→ **Exercise details**:
From the listing below, return each line that includes "seaborn".
start The data
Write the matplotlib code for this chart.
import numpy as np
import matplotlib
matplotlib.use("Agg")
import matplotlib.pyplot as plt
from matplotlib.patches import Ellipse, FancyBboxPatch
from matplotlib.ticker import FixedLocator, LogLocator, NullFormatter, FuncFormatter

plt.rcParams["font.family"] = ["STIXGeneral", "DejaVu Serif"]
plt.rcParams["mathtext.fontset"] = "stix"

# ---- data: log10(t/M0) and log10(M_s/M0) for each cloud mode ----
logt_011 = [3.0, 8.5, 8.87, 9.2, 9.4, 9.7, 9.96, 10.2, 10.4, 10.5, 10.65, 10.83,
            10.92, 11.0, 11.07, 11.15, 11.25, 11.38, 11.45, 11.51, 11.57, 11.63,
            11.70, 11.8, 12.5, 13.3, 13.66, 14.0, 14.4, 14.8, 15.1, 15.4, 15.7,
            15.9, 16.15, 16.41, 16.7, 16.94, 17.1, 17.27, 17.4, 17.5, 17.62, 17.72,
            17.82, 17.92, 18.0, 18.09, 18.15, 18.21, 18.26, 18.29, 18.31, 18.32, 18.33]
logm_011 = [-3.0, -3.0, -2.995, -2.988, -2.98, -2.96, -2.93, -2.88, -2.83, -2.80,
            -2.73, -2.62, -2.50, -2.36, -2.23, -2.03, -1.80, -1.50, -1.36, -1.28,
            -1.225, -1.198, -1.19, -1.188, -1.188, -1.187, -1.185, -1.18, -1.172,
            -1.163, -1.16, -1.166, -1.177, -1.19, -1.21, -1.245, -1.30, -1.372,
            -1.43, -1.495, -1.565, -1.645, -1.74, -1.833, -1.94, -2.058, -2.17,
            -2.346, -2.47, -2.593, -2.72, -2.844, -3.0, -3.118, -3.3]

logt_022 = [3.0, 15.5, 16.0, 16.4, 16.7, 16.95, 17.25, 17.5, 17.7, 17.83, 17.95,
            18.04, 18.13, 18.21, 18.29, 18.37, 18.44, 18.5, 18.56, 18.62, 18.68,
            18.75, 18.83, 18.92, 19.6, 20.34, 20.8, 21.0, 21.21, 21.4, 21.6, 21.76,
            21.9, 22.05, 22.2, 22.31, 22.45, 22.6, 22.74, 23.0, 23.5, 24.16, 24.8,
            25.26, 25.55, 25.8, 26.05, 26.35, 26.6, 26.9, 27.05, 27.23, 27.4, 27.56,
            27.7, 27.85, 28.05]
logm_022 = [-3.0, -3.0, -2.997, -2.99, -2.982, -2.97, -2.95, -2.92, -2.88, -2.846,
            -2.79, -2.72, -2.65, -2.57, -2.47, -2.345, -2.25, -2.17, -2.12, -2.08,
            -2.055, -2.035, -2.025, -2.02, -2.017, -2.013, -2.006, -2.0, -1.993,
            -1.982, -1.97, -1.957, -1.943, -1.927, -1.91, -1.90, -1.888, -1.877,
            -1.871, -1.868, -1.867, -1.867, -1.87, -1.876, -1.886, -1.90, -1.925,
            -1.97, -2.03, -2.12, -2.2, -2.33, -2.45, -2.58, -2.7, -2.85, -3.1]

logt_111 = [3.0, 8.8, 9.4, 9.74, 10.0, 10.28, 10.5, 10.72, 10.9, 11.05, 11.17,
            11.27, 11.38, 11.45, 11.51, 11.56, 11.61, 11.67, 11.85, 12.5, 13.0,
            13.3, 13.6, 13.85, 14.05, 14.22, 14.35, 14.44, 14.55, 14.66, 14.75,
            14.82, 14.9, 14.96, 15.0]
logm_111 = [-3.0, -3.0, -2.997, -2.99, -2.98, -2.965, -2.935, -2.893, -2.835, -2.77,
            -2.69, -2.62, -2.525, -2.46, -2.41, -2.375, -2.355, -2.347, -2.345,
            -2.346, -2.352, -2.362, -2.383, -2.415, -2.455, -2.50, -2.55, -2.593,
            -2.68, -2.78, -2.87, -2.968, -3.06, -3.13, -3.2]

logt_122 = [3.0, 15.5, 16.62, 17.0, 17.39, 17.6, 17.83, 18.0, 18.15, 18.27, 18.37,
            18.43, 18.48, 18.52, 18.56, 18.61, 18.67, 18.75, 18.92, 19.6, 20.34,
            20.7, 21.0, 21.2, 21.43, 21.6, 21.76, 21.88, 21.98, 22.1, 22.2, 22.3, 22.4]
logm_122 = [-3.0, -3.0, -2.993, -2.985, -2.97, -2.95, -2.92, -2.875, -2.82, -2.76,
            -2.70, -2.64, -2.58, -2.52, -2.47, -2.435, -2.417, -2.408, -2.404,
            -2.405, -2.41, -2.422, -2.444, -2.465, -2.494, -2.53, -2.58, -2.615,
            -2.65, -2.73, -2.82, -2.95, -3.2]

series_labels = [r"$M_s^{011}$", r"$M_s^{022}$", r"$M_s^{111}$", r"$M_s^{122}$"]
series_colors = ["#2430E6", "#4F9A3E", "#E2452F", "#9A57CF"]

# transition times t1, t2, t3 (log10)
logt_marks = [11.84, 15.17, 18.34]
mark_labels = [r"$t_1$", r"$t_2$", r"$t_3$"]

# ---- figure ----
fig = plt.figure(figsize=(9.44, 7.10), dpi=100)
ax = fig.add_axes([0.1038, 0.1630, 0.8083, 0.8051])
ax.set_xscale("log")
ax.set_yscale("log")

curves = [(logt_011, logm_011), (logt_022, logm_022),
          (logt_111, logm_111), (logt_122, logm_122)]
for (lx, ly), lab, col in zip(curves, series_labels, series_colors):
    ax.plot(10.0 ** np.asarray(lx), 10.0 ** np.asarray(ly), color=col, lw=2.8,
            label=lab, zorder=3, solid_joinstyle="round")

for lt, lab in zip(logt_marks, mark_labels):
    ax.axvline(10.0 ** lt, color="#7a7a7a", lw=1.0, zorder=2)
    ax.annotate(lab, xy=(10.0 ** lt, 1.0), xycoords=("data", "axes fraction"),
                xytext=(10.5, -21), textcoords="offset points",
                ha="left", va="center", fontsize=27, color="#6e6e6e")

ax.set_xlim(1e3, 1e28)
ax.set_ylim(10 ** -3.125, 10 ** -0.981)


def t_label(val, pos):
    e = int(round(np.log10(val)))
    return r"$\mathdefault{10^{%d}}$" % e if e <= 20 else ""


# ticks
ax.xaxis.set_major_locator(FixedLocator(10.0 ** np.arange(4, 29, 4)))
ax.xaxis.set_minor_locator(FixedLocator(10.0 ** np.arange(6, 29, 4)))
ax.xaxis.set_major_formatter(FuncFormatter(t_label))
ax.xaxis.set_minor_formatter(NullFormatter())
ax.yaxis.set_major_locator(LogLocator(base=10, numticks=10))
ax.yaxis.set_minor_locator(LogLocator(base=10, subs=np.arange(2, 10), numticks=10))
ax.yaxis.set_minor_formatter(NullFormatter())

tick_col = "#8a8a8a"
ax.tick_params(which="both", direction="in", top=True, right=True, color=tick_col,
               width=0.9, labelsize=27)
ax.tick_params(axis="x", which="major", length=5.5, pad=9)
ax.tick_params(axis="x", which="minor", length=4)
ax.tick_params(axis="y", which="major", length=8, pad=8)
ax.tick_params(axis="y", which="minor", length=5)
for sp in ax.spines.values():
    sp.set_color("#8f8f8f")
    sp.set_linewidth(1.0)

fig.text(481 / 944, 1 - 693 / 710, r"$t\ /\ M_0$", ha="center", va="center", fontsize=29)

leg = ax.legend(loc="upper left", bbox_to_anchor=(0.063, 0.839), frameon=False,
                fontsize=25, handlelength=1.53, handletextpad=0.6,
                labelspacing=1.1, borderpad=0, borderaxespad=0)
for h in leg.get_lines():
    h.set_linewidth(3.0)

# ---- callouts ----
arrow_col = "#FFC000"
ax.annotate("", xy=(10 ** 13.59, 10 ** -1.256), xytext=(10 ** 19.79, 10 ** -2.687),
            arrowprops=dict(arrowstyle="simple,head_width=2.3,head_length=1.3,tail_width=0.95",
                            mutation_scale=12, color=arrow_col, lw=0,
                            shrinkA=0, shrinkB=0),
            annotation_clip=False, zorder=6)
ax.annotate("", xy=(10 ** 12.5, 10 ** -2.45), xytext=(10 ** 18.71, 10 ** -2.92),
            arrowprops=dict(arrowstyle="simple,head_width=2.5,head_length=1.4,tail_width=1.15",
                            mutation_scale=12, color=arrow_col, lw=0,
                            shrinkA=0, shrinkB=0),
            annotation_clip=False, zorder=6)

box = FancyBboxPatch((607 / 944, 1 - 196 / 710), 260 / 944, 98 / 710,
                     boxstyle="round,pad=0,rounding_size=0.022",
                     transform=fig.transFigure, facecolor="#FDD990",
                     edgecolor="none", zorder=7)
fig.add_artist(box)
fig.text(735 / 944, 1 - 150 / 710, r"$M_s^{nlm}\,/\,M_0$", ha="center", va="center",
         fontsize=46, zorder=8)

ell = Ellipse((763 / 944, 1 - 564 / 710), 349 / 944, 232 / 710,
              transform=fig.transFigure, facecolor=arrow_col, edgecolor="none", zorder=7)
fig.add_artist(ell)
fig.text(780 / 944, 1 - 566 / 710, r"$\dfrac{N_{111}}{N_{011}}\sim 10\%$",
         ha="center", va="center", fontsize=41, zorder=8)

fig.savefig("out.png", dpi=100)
end The data
start The data
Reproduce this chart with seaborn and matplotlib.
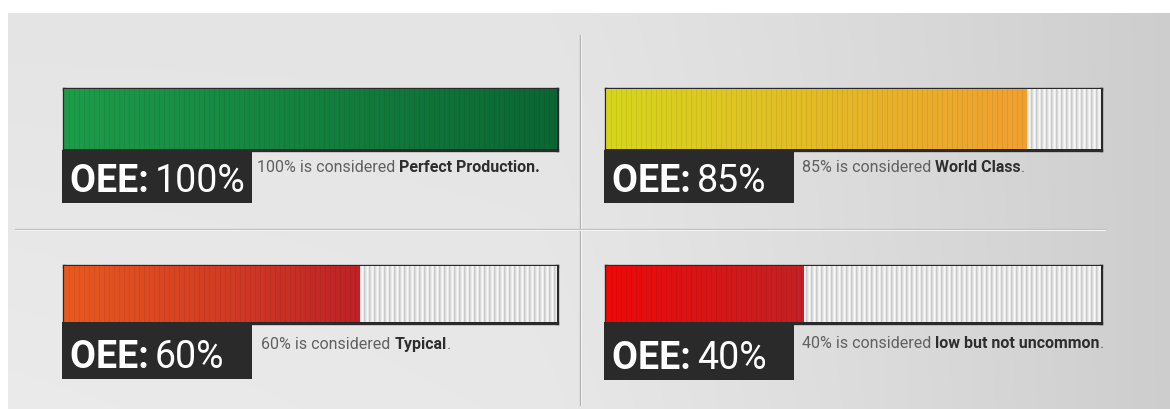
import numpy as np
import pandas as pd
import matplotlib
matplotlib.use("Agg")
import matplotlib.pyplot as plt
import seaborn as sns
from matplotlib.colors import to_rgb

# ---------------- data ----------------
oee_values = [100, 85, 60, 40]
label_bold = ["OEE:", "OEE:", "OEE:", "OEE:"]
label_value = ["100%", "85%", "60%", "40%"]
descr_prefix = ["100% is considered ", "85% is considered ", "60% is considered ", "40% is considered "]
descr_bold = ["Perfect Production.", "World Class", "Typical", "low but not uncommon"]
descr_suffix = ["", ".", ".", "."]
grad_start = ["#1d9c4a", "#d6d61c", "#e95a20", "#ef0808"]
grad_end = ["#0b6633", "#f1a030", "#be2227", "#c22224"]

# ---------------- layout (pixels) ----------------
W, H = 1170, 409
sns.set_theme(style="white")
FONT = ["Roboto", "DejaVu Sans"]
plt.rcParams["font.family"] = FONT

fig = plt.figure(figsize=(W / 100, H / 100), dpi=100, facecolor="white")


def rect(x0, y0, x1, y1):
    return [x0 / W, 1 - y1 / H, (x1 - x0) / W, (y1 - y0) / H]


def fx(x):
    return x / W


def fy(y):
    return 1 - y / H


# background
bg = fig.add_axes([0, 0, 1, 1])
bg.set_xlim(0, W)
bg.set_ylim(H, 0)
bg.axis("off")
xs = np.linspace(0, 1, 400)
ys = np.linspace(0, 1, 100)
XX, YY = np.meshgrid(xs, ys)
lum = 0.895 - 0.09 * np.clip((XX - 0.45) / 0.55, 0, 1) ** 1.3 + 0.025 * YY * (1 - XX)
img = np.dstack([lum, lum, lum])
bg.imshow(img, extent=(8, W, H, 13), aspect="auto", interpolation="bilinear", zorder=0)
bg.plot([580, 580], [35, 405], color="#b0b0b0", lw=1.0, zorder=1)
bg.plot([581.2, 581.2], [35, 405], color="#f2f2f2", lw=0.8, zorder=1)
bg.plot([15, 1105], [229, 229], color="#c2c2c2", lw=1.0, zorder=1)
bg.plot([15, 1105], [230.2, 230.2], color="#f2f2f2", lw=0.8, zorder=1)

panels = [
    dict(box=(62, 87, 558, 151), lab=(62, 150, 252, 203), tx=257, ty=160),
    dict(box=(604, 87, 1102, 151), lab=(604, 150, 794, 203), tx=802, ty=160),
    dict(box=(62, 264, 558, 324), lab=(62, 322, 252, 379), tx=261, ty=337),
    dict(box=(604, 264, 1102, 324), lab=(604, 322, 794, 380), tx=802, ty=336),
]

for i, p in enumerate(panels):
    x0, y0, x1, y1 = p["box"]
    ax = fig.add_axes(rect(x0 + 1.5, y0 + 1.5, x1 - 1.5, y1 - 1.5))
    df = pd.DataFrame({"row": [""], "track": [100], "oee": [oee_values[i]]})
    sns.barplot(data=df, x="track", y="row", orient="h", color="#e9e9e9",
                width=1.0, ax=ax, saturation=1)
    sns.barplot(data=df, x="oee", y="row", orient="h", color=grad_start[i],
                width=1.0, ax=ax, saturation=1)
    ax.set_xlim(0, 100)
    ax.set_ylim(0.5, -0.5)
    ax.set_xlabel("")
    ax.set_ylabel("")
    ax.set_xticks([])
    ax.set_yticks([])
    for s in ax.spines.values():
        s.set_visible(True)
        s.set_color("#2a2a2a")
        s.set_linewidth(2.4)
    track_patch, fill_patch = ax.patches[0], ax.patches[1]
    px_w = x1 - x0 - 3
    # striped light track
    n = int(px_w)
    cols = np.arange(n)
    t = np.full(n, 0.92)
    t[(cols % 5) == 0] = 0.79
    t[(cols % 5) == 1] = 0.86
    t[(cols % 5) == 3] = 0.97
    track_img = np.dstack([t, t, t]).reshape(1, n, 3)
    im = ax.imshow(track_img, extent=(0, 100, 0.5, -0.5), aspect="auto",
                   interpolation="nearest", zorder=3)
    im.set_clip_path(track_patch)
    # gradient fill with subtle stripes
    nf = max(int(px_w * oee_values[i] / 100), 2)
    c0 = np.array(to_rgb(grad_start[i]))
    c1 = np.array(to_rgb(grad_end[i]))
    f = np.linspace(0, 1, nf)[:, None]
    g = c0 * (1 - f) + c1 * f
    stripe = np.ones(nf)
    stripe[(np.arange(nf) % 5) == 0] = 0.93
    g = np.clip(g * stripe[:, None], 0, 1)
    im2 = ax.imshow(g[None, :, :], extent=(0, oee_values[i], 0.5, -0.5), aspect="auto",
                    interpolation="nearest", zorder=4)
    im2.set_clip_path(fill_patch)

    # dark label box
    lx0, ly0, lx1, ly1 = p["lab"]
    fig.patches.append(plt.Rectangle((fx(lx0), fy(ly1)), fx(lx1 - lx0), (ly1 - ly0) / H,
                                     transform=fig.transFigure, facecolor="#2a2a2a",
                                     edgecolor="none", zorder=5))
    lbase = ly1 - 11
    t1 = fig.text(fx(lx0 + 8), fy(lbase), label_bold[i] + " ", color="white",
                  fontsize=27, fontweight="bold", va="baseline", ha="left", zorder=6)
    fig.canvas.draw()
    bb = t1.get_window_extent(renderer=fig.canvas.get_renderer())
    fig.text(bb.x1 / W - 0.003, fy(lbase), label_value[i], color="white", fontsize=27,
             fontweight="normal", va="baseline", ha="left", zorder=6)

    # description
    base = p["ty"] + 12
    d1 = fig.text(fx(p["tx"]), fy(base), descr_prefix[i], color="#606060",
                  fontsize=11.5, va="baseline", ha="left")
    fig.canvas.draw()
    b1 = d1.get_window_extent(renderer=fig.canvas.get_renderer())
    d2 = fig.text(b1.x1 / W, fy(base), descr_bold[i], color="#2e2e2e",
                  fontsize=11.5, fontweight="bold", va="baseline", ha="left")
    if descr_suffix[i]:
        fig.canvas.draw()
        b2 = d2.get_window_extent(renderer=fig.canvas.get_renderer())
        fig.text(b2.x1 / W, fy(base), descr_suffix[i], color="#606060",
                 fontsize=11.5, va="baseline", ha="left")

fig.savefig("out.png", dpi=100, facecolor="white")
end The data
start The data
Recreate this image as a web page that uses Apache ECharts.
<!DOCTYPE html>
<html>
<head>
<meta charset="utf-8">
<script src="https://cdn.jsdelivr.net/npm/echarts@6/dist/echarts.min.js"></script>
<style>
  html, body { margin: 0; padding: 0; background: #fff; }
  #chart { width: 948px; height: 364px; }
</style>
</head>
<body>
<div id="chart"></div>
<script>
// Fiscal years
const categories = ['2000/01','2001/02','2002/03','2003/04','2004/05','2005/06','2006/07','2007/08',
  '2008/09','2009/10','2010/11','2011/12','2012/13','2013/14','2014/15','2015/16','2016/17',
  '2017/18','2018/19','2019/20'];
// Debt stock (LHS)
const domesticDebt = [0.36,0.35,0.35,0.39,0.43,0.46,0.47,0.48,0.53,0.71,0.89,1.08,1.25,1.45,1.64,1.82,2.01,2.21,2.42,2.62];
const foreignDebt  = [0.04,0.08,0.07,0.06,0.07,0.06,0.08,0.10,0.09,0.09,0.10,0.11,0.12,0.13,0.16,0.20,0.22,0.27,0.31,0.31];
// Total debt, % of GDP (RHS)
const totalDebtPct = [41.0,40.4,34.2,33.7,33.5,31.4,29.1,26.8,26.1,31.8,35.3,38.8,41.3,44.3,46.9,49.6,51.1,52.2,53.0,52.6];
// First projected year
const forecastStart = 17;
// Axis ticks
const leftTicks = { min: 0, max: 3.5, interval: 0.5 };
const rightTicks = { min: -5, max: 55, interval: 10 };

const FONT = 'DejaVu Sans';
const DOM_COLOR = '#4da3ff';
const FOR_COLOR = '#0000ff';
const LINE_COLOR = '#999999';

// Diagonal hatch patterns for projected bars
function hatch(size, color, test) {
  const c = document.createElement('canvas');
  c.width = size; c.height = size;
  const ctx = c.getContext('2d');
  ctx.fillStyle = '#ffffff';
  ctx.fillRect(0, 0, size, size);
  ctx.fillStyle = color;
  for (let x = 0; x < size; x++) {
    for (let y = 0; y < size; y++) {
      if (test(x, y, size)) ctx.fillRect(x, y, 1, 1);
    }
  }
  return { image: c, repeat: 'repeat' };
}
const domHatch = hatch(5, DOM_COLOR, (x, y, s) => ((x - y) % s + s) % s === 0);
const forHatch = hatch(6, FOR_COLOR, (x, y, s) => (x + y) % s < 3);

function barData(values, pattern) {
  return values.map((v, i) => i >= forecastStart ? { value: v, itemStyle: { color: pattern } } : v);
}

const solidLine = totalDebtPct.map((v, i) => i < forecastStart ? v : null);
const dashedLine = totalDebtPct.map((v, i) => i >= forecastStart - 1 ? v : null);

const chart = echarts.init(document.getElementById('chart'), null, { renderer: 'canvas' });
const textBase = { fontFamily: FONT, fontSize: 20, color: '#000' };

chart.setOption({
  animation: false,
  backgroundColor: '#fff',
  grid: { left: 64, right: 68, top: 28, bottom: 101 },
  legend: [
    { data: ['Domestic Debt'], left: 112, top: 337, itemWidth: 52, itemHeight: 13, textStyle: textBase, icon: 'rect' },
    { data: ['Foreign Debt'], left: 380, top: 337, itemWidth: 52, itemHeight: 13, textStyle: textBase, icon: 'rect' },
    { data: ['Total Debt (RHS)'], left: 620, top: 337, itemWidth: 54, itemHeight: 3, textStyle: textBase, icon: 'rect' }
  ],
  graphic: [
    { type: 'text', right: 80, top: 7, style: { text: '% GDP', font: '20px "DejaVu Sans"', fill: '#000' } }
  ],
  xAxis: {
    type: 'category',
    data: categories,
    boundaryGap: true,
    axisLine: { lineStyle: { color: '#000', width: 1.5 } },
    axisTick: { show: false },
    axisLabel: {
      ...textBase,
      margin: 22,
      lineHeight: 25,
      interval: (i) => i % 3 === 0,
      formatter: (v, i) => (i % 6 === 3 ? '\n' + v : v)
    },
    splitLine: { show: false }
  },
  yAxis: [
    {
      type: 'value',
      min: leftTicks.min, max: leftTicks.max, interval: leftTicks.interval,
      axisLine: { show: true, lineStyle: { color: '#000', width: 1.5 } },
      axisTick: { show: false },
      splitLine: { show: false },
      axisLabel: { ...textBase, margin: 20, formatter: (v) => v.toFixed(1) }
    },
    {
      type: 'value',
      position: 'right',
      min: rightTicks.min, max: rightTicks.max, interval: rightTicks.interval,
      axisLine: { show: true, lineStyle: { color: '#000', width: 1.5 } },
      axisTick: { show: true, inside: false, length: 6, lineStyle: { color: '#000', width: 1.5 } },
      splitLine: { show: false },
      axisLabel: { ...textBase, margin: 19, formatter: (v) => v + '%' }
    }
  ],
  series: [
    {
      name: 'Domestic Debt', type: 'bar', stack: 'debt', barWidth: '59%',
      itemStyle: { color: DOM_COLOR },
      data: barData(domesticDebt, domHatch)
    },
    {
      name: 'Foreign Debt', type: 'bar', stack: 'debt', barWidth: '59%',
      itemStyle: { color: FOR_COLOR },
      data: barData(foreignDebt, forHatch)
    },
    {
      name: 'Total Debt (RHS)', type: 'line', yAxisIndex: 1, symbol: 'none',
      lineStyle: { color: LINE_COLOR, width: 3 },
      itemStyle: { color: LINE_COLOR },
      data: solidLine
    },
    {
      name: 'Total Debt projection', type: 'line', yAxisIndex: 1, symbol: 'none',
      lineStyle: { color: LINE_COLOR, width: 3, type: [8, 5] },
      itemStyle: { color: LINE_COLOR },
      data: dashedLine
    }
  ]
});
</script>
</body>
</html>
end The data
→ **Written answer**:
Reproduce this chart with seaborn and matplotlib.
import seaborn as sns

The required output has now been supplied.